A guinada conservadora que nos fustiga desde os anos 1980, com as ideologias do neoliberalismo, da globalização e do pensamento único, precisa ser explicada também pelo viés da derrota da esquerda e de sua incapacidade de oferecer uma alternativa viável e confiável ao capitalismo na sua fase totalitária, iliberal e antidemocrática.
De onde virá tal projeto? Difícil dizer. “As bases sociais, econômicas, políticas, teóricas, culturais de um projeto que pretendeu ultrapassar o capitalismo, e foi por ele absorvido, não se sustentam mais e não podem mais sustentar uma proposta alternativa radical”, no balanço taxativo de Daniel Aarão Reis [6], com o qual concordo. Uma nova utopia, por consequência, parafraseando Álvaro Linera “deve ter a coragem de assumir seus novos desafios, sem melancolia e sem nostalgia. Com respeito pela história, mas com audácia e criatividade suficientes para empreender a transformação do presente em direção a um futuro (…)”.[7]

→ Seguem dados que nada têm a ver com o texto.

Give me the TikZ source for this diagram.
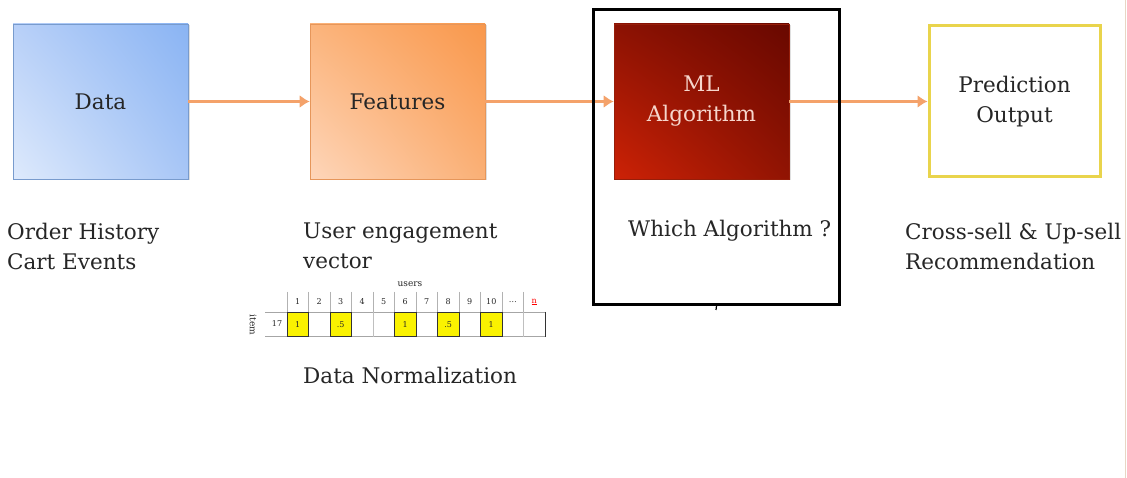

Por mais complexa e desafiadora que seja esta tarefa, é importante ter em mente que o socialismo sempre foi, e sempre será, um movimento civilizador e humanista: um esforço para criar as condições necessárias à criação de uma sociedade “verdadeiramente humana”. Este é o cerne da filosofia marxiana: apenas pela superação dos problemas humanos relativos à sobrevivência material será possível promover o aprimoramento individual, a criatividade e até mesmo a espiritualidade, deixando para trás a realidade de frustrações de sonhos irrealizados.
Por outro lado, e com carradas de razão, Marx estava absolutamente convencido que a superação do reino da necessidade seria resultado da luta dos necessitados. Para isso seria imperativo trasnformar a consciência dada, opor à alienação do indivíduo isolado o esclarecimento que viria da ação, da organização e da mobilização coletiva. “Proletários de todos os países, uni-vos!”, eis a grande convocação do Manifesto Comunista de 1848.[8]
Este é o sentido da coisa. A luta pela igualdade, pela inclusão, o cuidado com as questões do espírito, o incentivo à auto-organização da sociedade civil, etc., estão na própria base de sustentação moral da utopia que precisamos desenvolver.
Para finalizar, estou convencido que o projeto de governo implementado pela prefeita Marília Campos em Contagem dialoga profundamente com esta dimensão da luta política na atualidade. Nele é possível ver o que se pode chamar de “sementes da construção do futuro”. Como o ambientalista Keith Richard Brauer Sales escreveu em artigo neste blog: “Contagem não é pautada pela sobrevivência, mas pela profundidade”.[9]
Ivanir Corgosinho é sociólogo
NOTAS
[1] Linera, Álvaro García. Linera: moderação está fazendo mal à esquerda. Blog do Zé Prata e Ivanir, 20/01/2021 – Disponível em https://www.zeprataeivanir.com.br/linera-moderacao-esta-fazendo-mal-a-esquerda
[2] MARX, Karl. Crítica ao programa de Gotha. São Paulo: Boitempo, 2012.
[3] Marx, K.; & Engels, F. A Ideologia Alemã: crítica da mais recente filosofia alemã em seus representantes Feuerbach, B. Bauer e Stirner, e do socialismo alemão em seus diferentes profetas. São Paulo: Boitempo, 2007.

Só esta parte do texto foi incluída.